Devaux’s past parallels Theodora’s in that both were adopted. His parents perished in the Paris Commune, a popular uprising in response to the seige of Paris during the Franco-Prussian War. To defend the city of two million, the populace formed a citizens’ militia which elected its own officers. When the French government moved to Bordeaux, leaving a power vacuum, the citizens’ militia’s central committee took over the government and held elections for a 92 member council (commune) which included many left-wing activists. A feminist movement arose as part of it. In administering Paris, the council instituted laws that helped the poor. In May 1871, the army suppressed the commune after a week of bloody street fighting. Hundreds of Communards were shot; 10,000 were tried and found guilty; 4,000 were sent to penal colonies; some escaped to Britain and America. Paris was under martial law for five years. (see Wikipedia)
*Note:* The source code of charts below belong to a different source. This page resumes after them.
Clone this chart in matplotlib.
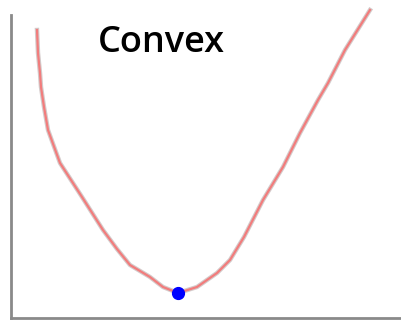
import numpy as np
from matplotlib import pyplot as plt

# curve (x to the right, y up from the bottom axis)
x = [26, 27, 29, 30, 33, 37, 49, 71, 92, 106, 119, 139, 152, 167, 186, 206,
     219, 233, 252, 272, 289, 307, 317, 334, 359]
y = [288, 265, 245, 231, 211, 188, 155, 121, 88, 69, 53, 41, 31, 25, 31, 45,
     58, 81, 118, 151, 185, 218, 235, 268, 308]
min_x = [167]
min_y = [25]
title = 'Convex'

fig = plt.figure(figsize=(4.02, 3.21), dpi=100)
ax = fig.add_axes([11 / 402, 3 / 321, 391 / 402, 318 / 321])
ax.plot(x, y, color='#b8a8a8', linewidth=3.2, solid_joinstyle='round', alpha=0.6, clip_on=False)
ax.plot(x, y, color='#f27c7c', linewidth=1.6, solid_joinstyle='round', clip_on=False)
ax.plot(min_x, min_y, 'o', color='#0000ff', markersize=8.5, zorder=5)
ax.text(150, 275, title, fontsize=26, family='Open Sans', fontweight='semibold',
        ha='center', va='center')

ax.set_xlim(0, 391)
ax.set_ylim(0, 318)
ax.set_xticks([])
ax.set_yticks([])
for s in ['top', 'right']:
    ax.spines[s].set_visible(False)
for s in ['left', 'bottom']:
    ax.spines[s].set_color('#8a8a8a')
    ax.spines[s].set_linewidth(2)
ax.spines['left'].set_bounds(0, 303)

plt.savefig('out.png', dpi=100)
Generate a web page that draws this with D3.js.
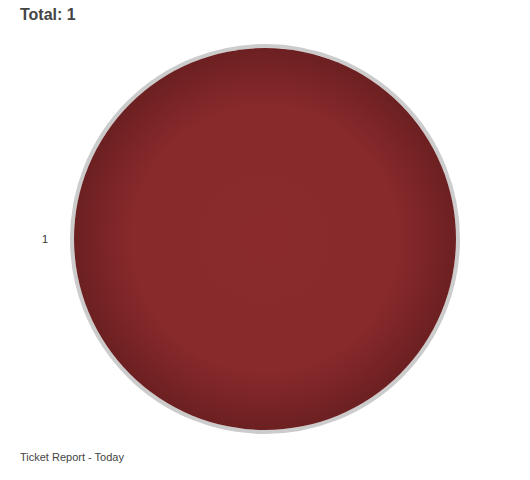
<!DOCTYPE html>
<html><head><meta charset="utf-8">
<script src="https://cdn.jsdelivr.net/npm/d3@7"></script>
<style>body{margin:0;background:#fff;}svg{display:block;}</style>
</head><body>
<script>
const categories = ["1"];
const values = [1];
const titleText = "Total: " + d3.sum(values);
const footerText = "Ticket Report - Today";

const W = 530, H = 480;
const svg = d3.select("body").append("svg").attr("width", W).attr("height", H);
const defs = svg.append("defs");
const grad = defs.append("radialGradient").attr("id", "rg").attr("gradientUnits", "userSpaceOnUse")
  .attr("cx", 0).attr("cy", 0).attr("r", 191);
grad.append("stop").attr("offset", "0%").attr("stop-color", "#8a2a2c");
grad.append("stop").attr("offset", "70%").attr("stop-color", "#88292c");
grad.append("stop").attr("offset", "100%").attr("stop-color", "#6c2021");

const cx = 265, cy = 239, R = 191;
const color = d3.scaleOrdinal().domain(categories).range(["url(#rg)"]);
const pie = d3.pie().sort(null).value(d => d.v);
const arcs = pie(categories.map((c, i) => ({c, v: values[i]})));
const arc = d3.arc().innerRadius(0).outerRadius(R);
const g = svg.append("g").attr("transform", `translate(${cx},${cy})`);
g.append("circle").attr("r", R + 2).attr("fill", "none").attr("stroke", "#cccccc").attr("stroke-width", 4);
g.selectAll("path.slice").data(arcs).join("path").attr("class", "slice")
  .attr("d", arc).attr("fill", d => color(d.data.c));

g.selectAll("text.lbl").data(arcs).join("text").attr("class", "lbl")
  .attr("x", -(R + 29)).attr("y", 4)
  .attr("text-anchor", "middle")
  .attr("font-family", "Arial, 'Liberation Sans', sans-serif").attr("font-size", 11).attr("fill", "#333")
  .text(d => d.data.c);

svg.append("text").attr("x", 20).attr("y", 20)
  .attr("font-family", "Arial, 'Liberation Sans', sans-serif").attr("font-size", 16).attr("font-weight", "bold")
  .attr("fill", "#444").text(titleText);
svg.append("text").attr("x", 20).attr("y", 461)
  .attr("font-family", "Arial, 'Liberation Sans', sans-serif").attr("font-size", 11)
  .attr("fill", "#444").text(footerText);
</script>
</body></html>
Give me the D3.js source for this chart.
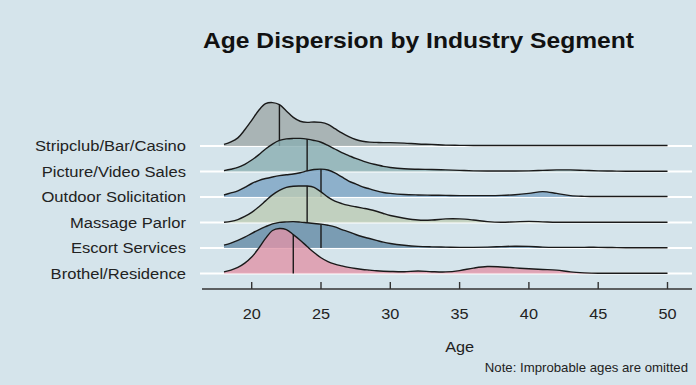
<!DOCTYPE html>
<html><head><meta charset="utf-8">
<script src="https://cdn.jsdelivr.net/npm/d3@7"></script>
<style>
html,body{margin:0;padding:0;background:#d5e4eb;}
text{font-family:"Liberation Sans",Arial,sans-serif;}
</style></head>
<body><svg id="c" width="696" height="385"></svg>
<script>
// ---- data ----
const title = "Age Dispersion by Industry Segment";
const xLabel = "Age";
const note = "Note: Improbable ages are omitted";
const categories = ["Stripclub/Bar/Casino","Picture/Video Sales","Outdoor Solicitation","Massage Parlor","Escort Services","Brothel/Residence"];
const medians = [22, 24, 25, 24, 25, 23];
const xTicks = [20, 25, 30, 35, 40, 45, 50];
const ages = [18,18.5,19,19.5,20,20.5,21,21.5,22,22.5,23,23.5,24,24.5,25,25.5,26,26.5,27,27.5,28,28.5,29,29.5,30,31,32,33,34,35,36,37,38,39,40,41,42,43,44,45,46,47,48,49,50];
// density estimates (relative units)
const stripclub = [0.007,0.018,0.036,0.072,0.114,0.158,0.188,0.193,0.184,0.156,0.127,0.110,0.105,0.107,0.105,0.096,0.077,0.058,0.042,0.029,0.021,0.017,0.016,0.015,0.015,0.013,0.009,0.007,0.004,0.003,0.002,0.002,0.002,0.002,0.002,0.002,0.002,0.002,0.002,0.002,0.002,0.002,0.002,0.002,0.002];
const picture   = [0.004,0.010,0.018,0.032,0.051,0.074,0.100,0.122,0.138,0.145,0.147,0.147,0.144,0.138,0.130,0.116,0.100,0.084,0.071,0.058,0.047,0.037,0.030,0.023,0.018,0.012,0.010,0.009,0.007,0.005,0.003,0.002,0.002,0.002,0.003,0.005,0.007,0.007,0.005,0.003,0.002,0.001,0.001,0.001,0.001];
const outdoor   = [0.009,0.018,0.027,0.043,0.060,0.073,0.082,0.089,0.095,0.099,0.102,0.108,0.116,0.122,0.124,0.120,0.107,0.089,0.071,0.058,0.045,0.036,0.027,0.020,0.016,0.011,0.009,0.008,0.007,0.006,0.006,0.006,0.007,0.010,0.016,0.024,0.016,0.006,0.003,0.002,0.002,0.002,0.002,0.002,0.002];
const massage   = [0.001,0.005,0.013,0.027,0.045,0.069,0.096,0.123,0.143,0.156,0.161,0.162,0.162,0.156,0.136,0.113,0.095,0.084,0.076,0.070,0.064,0.058,0.050,0.040,0.031,0.019,0.011,0.011,0.016,0.016,0.011,0.004,0.001,0.003,0.005,0.003,0.001,0.001,0.001,0.001,0.001,0.001,0.001,0.001,0.001];
const escort    = [0.013,0.022,0.034,0.048,0.065,0.081,0.095,0.107,0.114,0.116,0.117,0.115,0.112,0.109,0.106,0.101,0.094,0.082,0.072,0.060,0.050,0.042,0.034,0.026,0.020,0.012,0.007,0.005,0.004,0.003,0.003,0.004,0.006,0.008,0.007,0.004,0.003,0.003,0.003,0.003,0.002,0.001,0.001,0.001,0.001];
const brothel   = [0.007,0.015,0.027,0.046,0.073,0.112,0.156,0.191,0.200,0.195,0.173,0.148,0.120,0.093,0.070,0.053,0.042,0.034,0.027,0.022,0.018,0.015,0.012,0.010,0.009,0.008,0.011,0.008,0.007,0.013,0.024,0.031,0.029,0.025,0.021,0.018,0.015,0.007,0.003,0.001,0.001,0.001,0.001,0.001,0.001];
const seriesValues = [stripclub, picture, outdoor, massage, escort, brothel];
const fills = ["#9ea7a8","#89aeb2","#7aa3c3","#bccbb4","#638aa5","#e094a8"];

// ---- drawing ----
const svg = d3.select("#c");
const W = 696, H = 385;
svg.append("rect").attr("width",W).attr("height",H).attr("fill","#d5e4eb");

const x = d3.scaleLinear().domain([20,50]).range([251.7,667.5]);
const yBand = d3.scalePoint().domain(categories.slice().reverse()).range([273.5,146]);
const h = d3.scaleLinear().domain([0,0.2]).range([0,45]);

// stretched text helper (reference text is slightly wide)
function stext(sel, tx, ty, sx){
  return sel.attr("x",0).attr("y",0).attr("transform",`translate(${tx},${ty}) scale(${sx},1)`);
}

// gridlines
svg.append("g").selectAll("line").data(categories).join("line")
  .attr("x1",200).attr("x2",692)
  .attr("y1",d=>yBand(d)).attr("y2",d=>yBand(d))
  .attr("stroke","#ffffff").attr("stroke-width",2.2);

// ridges: top first so lower ridges overlap upper
const g = svg.append("g");
const curve = d3.curveCatmullRom.alpha(0.5);
categories.forEach((cat,i)=>{
  const vals = seriesValues[i];
  const base = yBand(cat);
  const pts = ages.map((a,k)=>[a, vals[k]]);
  const area = d3.area().x(d=>x(d[0])).y0(base).y1(d=>Math.min(base, base-h(d[1]))).curve(curve);
  const line = d3.line().x(d=>x(d[0])).y(d=>base-h(d[1])).curve(curve);
  g.append("path").datum(pts).attr("d",area).attr("fill",fills[i]).attr("fill-opacity",0.8);
  const m = medians[i];
  const bi = d3.bisector(d=>d).left(ages, m);
  let dv;
  if (ages[bi]===m) dv = vals[bi];
  else { const t=(m-ages[bi-1])/(ages[bi]-ages[bi-1]); dv = vals[bi-1]+(vals[bi]-vals[bi-1])*t; }
  g.append("line").attr("x1",x(m)).attr("x2",x(m)).attr("y1",base).attr("y2",base-h(dv))
    .attr("stroke","#1a1a1a").attr("stroke-width",1.4);
  g.append("path").datum(pts).attr("d",line).attr("fill","none").attr("stroke","#1a1a1a").attr("stroke-width",1.4);
});

// y labels
svg.append("g").selectAll("text").data(categories).join("text")
  .each(function(d){ stext(d3.select(this), 186, yBand(d)+5, 1.12); })
  .attr("text-anchor","end").attr("font-size",14.8).attr("fill","#222")
  .text(d=>d);

// x axis
const axY = 289;
svg.append("line").attr("x1",202).attr("x2",692).attr("y1",axY).attr("y2",axY)
  .attr("stroke","#333").attr("stroke-width",1.6);
svg.append("g").selectAll("line").data(xTicks).join("line")
  .attr("x1",d=>x(d)).attr("x2",d=>x(d)).attr("y1",axY).attr("y2",axY-7)
  .attr("stroke","#333").attr("stroke-width",1.4);
svg.append("g").selectAll("text").data(xTicks).join("text")
  .each(function(d){ stext(d3.select(this), x(d), 318.5, 1.1); })
  .attr("text-anchor","middle")
  .attr("font-size",14.8).attr("fill","#222").text(d=>d);

stext(svg.append("text"), x(35), 351.5, 1.1).attr("text-anchor","middle")
  .attr("font-size",14.8).attr("fill","#222").text(xLabel);
stext(svg.append("text"), 688, 372, 1.1).attr("text-anchor","end")
  .attr("font-size",12).attr("fill","#222").text(note);
stext(svg.append("text"), 203, 48, 1.1).attr("font-size",22.4)
  .attr("font-weight","bold").attr("fill","#111").text(title);
</script></body></html>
Devaux reveres the Communards. Theodora, raised on the American belief in life, liberty and the pursuit of happiness, believes in equality, including women’s suffrage. Throughout the novel, as she and Michel conduct parallel efforts to identify the child-abductor/serial killer, we notice that the principal characters are both energetic and idealistic, and hope that they will become a couple. For much of the novel, however, Theodora is in love with Averill. Always willing to excuse his unwholesome death-obsession, she gives him the benefit of the doubt when he is found twice under highly suspicious circumstances. Until late in the novel she misunderstands the nature of his friendship with Baron Casimir Estarlian. If Floats the Dark Shadow is the first of a series, a relationship may eventually develop between Theo and Michel.

Fey’s lush writing includes a key motif, the theme song of the Commune, “Cherry Blossom Time”, which appears at the beginning of the novel and again at the end. As well as providing unity and shape, it affirms selflessness and concern for others, as demonstrated by Michel, Theodora, her landlady and her little boy.